I suggest saying something more like this:
Instead of the shrieking wind biting against his flesh, it *insert description of the wind feeling nice*
Fantastic prose, am I right?Obviously you don’t have to do the exact same thing, but something along the same lines. 😉And then a last note I wanted to add…
I noticed that you used forms of the verb “was” a lot. That’s normally a sign of telling. So what I would do would be to go back over and find where you used the words ‘was’ or ‘were’ and try to find ways you could show that action instead of telling it. Sometimes you need to keep ‘was’ (like in the last paragraph of the story) but be on the lookout for when you use it, and try to change it to showing. For example…
Instead of:
Then, the still silence was broken.
“He’s calling for you, Thorn.” Grace’s voice was filled with tenderness.
You could do:
Then, the still silence broke.
“He’s calling for you, Thorn.” Grace’s voice softened with tenderness. [or …dripped with tenderness. Idk, I feel like dripped (or softened) isn’t quite the right word, but I think you know what I mean.]
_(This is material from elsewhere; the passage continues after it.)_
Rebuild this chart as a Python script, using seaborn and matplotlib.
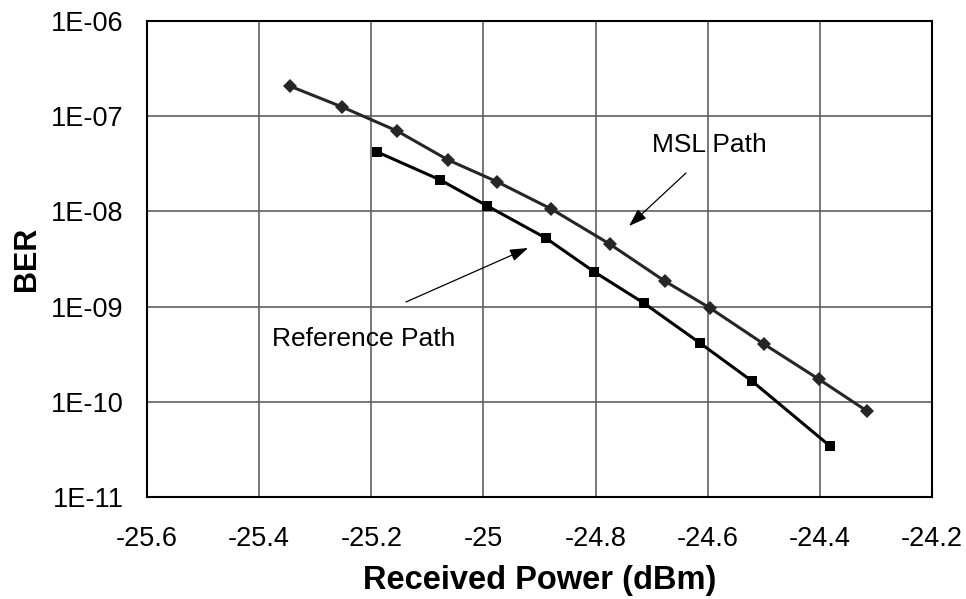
import numpy as np
import pandas as pd
import matplotlib
matplotlib.use("Agg")
import matplotlib.pyplot as plt
from matplotlib.ticker import FixedLocator, FixedFormatter
import seaborn as sns

msl_power = [-25.345, -25.252, -25.154, -25.063, -24.975, -24.879, -24.775,
             -24.677, -24.596, -24.500, -24.402, -24.316]
msl_ber = [2.07e-7, 1.25e-7, 7.0e-8, 3.47e-8, 2.04e-8, 1.06e-8, 4.55e-9,
           1.86e-9, 9.67e-10, 4.05e-10, 1.73e-10, 8.0e-11]
ref_power = [-25.189, -25.077, -24.993, -24.889, -24.802, -24.714, -24.614,
             -24.521, -24.382]
ref_ber = [4.2e-8, 2.14e-8, 1.14e-8, 5.26e-9, 2.31e-9, 1.09e-9, 4.15e-10,
           1.65e-10, 3.43e-11]
x_ticks = [-25.6, -25.4, -25.2, -25.0, -24.8, -24.6, -24.4, -24.2]
x_tick_labels = ["-25.6", "-25.4", "-25.2", "-25", "-24.8", "-24.6", "-24.4", "-24.2"]
y_ticks = [1e-11, 1e-10, 1e-9, 1e-8, 1e-7, 1e-6]
y_tick_labels = ["1E-11", "1E-10", "1E-09", "1E-08", "1E-07", "1E-06"]

sns.set_theme(style="white")
plt.rcParams['font.family'] = ['Liberation Sans', 'DejaVu Sans']
plt.rcParams['text.color'] = 'black'
plt.rcParams['axes.labelcolor'] = 'black'

df = pd.DataFrame({
    "power": msl_power + ref_power,
    "ber": msl_ber + ref_ber,
    "series": ["MSL Path"] * len(msl_power) + ["Reference Path"] * len(ref_power),
})

fig = plt.figure(figsize=(9.66, 5.99), dpi=100)
ax = fig.add_axes([147 / 966, 1 - 497 / 599, (932 - 147) / 966, (497 - 21) / 599])

sns.lineplot(data=df, x="power", y="ber", hue="series", style="series",
             palette={"MSL Path": "#262626", "Reference Path": "#000000"},
             markers={"MSL Path": "D", "Reference Path": "s"},
             dashes=False, markersize=7, linewidth=2.2, markeredgewidth=0,
             legend=False, ax=ax, zorder=3)

ax.set_yscale("log")
ax.set_xlim(-25.6, -24.2)
ax.set_ylim(1e-11, 1e-6)
ax.xaxis.set_major_locator(FixedLocator(x_ticks))
ax.xaxis.set_major_formatter(FixedFormatter(x_tick_labels))
ax.yaxis.set_major_locator(FixedLocator(y_ticks))
ax.yaxis.set_major_formatter(FixedFormatter(y_tick_labels))
ax.yaxis.set_minor_locator(FixedLocator([]))
ax.tick_params(axis="both", which="both", length=0, labelsize=19.5, colors="black")
ax.tick_params(axis="x", pad=21)
ax.tick_params(axis="y", pad=17)

ax.grid(True, which="major", color="#606060", linewidth=1.2)
for s in ax.spines.values():
    s.set_color("black")
    s.set_linewidth(1.5)

ax.set_xlabel("Received Power (dBm)", fontsize=23.5, fontweight="bold", labelpad=9)
ax.set_ylabel("BER", fontsize=22, fontweight="bold", labelpad=6)

arrow_style = "-|>,head_length=0.5,head_width=0.17"
ax.text(0.643, 0.7395, "MSL Path", transform=ax.transAxes, fontsize=19,
        ha="left", va="center")
ax.annotate("", xy=(0.614, 0.5693), xytext=(0.6866, 0.6807),
            xycoords="axes fraction", textcoords="axes fraction",
            arrowprops=dict(arrowstyle=arrow_style, color="black", lw=0.9,
                            shrinkA=0, shrinkB=0, mutation_scale=22))
ax.text(0.1592, 0.3319, "Reference Path", transform=ax.transAxes, fontsize=19,
        ha="left", va="center")
ax.annotate("", xy=(0.4854, 0.5231), xytext=(0.3299, 0.4097),
            xycoords="axes fraction", textcoords="axes fraction",
            arrowprops=dict(arrowstyle=arrow_style, color="black", lw=0.9,
                            shrinkA=0, shrinkB=0, mutation_scale=22))

fig.savefig("out.png", dpi=100)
I hope that was helpful! I know I was being nitpicky, but I thought the pacing and the story itself was really good. I loved the theme!!
Oh, and just a formatting suggestion, any of the thoughts that Thornbriar was having or the words in his head, you should probably italicize them for easier readability. You might have them italicized wherever you wrote this originally, but I know when you copy and paste KP messes up the formatting.
Anyway, I really enjoyed reading this. I thought the second sentence was really good in establishing who Thornbriar was. I knew he was a horse immediately, instead of getting confused later on. So great job with that!
Like I said earlier, take all this with a grain of salt. 😊 I am definitely no expert in writing. 😉 I hope I was able to help you some and good luck on the contest!! 😄💖
(And if anything that I said didn’t make sense, just ask and I’ll try to clarify. (: )
Write what should not be forgotten. — Isabel Allende
February 20, 2024 at 3:10 pm #176345Oh good, it posted. KP was acting weird for a bit and I was afraid it hadn’t posted. 😬
Write what should not be forgotten. — Isabel Allende
February 22, 2024 at 3:03 pm #176483You pinpointed some great areas for me to work on.
With a sudden toss of his head, he dashed back the emotions threatening to overpower him. His peace shattered, and Thornbriar walked back to the forest.
I just feel like it flows better. And a little side note… Shortly after this sentence, you take a sentence or two to describe the forest. If you wanted, you could add a piece or two of description to the previous sentence, but that’s totally up to you.
I want to clarify. Do you mean to expound on his emotions?
Yeah, in Pages his thoughts were italicized. I’ll plan to double-check it next time.
Thanks for your amazing input!
"He is no fool who gives what he cannot keep to gain what he cannot lose."~ Jim Elliot
February 22, 2024 at 4:12 pm #176487Um, I don’t think so. I believe I was just pointing out some wording that I felt was a little awkward. My suggestion was a way to word it differently so that it would be smoother to read. As for the describing the forest, you could tap into his emotions a little bit then, but that wasn’t exactly what I was pointing out. I was just suggesting add a little bit of description to that sentence, but like I said, that’s just a personal opinion, so it’s completely up to you. (:
Write what should not be forgotten. — Isabel Allende
February 23, 2024 at 1:19 pm #176533Oh and just to clarify, the words that I suggested should be taken out shouldn’t be taken out every time they’re in your prose. It’s just a good rule of thumb to follow, not some law. Just wanted to make that clear. 😊
Write what should not be forgotten. — Isabel Allende
February 23, 2024 at 1:19 pm #176534Sometimes you gotta feel it out.